*Brief*:
Go through the listing beneath this task and return every line that carries the string "React".

*Given data*:
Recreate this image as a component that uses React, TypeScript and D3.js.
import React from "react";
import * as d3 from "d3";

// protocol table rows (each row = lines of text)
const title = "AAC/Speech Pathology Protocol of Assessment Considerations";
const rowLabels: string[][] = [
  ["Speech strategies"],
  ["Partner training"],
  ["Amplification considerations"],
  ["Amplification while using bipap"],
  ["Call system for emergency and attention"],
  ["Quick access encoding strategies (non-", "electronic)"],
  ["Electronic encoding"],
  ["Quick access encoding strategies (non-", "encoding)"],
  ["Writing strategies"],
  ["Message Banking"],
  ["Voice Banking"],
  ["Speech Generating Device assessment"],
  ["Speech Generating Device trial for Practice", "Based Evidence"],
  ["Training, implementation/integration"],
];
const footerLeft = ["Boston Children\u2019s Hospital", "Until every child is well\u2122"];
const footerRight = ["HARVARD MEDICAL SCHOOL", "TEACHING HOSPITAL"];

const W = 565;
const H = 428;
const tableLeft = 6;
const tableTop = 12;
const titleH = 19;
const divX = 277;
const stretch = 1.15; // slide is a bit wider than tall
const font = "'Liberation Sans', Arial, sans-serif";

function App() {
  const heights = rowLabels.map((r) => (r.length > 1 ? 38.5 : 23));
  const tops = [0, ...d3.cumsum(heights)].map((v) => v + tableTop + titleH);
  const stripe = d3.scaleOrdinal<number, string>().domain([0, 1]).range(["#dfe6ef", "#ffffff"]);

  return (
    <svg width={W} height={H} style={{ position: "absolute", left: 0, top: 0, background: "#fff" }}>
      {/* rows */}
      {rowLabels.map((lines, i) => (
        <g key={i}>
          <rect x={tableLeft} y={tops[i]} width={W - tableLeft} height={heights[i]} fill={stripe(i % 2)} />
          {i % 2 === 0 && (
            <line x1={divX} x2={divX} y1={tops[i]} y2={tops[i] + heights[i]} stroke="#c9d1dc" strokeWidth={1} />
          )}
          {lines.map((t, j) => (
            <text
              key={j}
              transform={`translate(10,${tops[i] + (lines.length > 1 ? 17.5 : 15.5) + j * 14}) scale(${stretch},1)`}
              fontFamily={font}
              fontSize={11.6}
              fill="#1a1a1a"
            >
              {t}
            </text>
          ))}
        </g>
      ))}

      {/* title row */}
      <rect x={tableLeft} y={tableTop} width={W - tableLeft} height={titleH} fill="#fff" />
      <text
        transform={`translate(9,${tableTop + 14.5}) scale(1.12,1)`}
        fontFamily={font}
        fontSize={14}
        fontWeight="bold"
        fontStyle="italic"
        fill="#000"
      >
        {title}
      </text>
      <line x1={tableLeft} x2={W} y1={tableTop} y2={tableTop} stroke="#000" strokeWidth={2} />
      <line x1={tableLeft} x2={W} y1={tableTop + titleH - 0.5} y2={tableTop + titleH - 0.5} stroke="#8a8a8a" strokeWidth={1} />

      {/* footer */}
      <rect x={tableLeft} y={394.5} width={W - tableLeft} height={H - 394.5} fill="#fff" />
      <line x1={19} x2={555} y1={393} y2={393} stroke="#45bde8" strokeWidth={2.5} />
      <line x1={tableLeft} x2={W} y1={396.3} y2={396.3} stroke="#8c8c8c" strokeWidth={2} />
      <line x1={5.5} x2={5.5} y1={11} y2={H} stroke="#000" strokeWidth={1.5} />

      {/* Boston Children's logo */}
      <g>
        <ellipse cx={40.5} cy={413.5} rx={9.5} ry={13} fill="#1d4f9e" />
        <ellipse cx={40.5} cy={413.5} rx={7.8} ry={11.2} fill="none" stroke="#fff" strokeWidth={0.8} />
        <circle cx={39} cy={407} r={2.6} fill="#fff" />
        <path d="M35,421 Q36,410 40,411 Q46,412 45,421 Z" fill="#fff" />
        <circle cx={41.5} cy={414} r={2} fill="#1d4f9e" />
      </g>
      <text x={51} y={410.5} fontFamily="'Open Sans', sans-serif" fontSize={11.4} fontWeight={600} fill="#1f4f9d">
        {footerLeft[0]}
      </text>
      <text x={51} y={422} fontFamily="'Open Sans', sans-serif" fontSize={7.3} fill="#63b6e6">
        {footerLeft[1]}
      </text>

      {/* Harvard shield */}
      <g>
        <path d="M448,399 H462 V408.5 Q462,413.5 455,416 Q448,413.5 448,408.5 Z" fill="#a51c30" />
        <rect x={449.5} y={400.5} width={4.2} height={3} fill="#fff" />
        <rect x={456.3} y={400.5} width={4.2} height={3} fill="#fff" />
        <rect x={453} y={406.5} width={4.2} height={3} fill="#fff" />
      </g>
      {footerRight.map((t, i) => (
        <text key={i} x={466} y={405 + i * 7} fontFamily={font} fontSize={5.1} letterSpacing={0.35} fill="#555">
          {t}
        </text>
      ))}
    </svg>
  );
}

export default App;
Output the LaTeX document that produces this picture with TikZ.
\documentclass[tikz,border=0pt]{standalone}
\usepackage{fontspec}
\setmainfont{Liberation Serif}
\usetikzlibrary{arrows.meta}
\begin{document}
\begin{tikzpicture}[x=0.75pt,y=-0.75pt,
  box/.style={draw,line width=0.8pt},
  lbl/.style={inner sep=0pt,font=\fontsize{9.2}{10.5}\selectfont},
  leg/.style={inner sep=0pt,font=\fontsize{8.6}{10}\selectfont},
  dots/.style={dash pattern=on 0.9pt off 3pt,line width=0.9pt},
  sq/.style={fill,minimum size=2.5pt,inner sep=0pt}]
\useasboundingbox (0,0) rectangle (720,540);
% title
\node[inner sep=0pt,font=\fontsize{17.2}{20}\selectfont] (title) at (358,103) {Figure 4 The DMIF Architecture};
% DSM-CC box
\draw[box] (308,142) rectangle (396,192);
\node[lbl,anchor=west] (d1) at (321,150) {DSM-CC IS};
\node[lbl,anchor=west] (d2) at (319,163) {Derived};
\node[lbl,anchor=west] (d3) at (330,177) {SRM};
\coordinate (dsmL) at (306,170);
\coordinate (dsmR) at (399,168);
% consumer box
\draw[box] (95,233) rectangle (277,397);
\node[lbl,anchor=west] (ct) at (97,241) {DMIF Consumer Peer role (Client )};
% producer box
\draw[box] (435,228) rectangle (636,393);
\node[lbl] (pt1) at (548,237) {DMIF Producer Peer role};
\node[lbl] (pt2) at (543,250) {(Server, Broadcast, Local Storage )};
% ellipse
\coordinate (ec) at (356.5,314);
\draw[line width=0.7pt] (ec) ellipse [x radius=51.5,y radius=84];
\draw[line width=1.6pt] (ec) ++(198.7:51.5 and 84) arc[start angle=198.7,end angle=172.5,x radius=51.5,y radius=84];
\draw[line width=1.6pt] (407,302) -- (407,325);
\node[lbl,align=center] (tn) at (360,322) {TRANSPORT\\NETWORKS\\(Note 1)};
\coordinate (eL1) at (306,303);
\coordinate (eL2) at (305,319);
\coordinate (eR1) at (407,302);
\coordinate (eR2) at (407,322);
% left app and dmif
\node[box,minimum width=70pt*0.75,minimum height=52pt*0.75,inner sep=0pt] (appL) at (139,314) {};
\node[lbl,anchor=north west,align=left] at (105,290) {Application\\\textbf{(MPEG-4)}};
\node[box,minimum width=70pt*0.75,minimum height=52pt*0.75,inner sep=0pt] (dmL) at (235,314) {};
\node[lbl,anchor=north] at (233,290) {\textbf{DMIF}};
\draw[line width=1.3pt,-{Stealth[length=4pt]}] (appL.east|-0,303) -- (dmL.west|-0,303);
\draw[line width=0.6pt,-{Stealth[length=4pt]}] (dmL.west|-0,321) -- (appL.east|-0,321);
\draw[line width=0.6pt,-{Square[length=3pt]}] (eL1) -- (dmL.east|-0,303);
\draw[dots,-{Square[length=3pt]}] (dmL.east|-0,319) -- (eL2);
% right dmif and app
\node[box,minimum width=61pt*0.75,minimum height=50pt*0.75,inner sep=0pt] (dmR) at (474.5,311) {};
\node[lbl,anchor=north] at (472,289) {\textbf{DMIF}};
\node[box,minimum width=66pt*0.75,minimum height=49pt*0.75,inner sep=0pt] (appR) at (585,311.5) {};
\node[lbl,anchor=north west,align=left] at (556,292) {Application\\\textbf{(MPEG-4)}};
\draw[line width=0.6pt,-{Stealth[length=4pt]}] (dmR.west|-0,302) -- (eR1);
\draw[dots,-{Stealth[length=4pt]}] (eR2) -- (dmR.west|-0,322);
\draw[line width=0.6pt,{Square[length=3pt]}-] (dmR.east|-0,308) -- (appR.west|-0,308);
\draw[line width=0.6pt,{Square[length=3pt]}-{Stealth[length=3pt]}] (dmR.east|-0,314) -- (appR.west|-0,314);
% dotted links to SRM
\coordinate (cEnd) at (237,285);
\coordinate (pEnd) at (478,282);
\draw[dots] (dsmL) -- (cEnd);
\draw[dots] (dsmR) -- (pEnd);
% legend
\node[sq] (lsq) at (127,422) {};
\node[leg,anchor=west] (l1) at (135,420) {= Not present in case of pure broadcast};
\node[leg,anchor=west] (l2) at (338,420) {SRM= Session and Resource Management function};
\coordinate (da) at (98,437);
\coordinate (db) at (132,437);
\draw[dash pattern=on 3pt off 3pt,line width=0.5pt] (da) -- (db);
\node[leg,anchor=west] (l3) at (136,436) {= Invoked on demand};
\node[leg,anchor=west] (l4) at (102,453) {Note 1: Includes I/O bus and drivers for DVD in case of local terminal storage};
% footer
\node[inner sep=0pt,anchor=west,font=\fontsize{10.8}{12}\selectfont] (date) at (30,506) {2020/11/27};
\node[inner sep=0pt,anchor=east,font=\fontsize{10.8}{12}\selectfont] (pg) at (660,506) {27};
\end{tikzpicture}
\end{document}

*Solution*:
Recreate this image as a component that uses React, TypeScript and D3.js.
import React from "react";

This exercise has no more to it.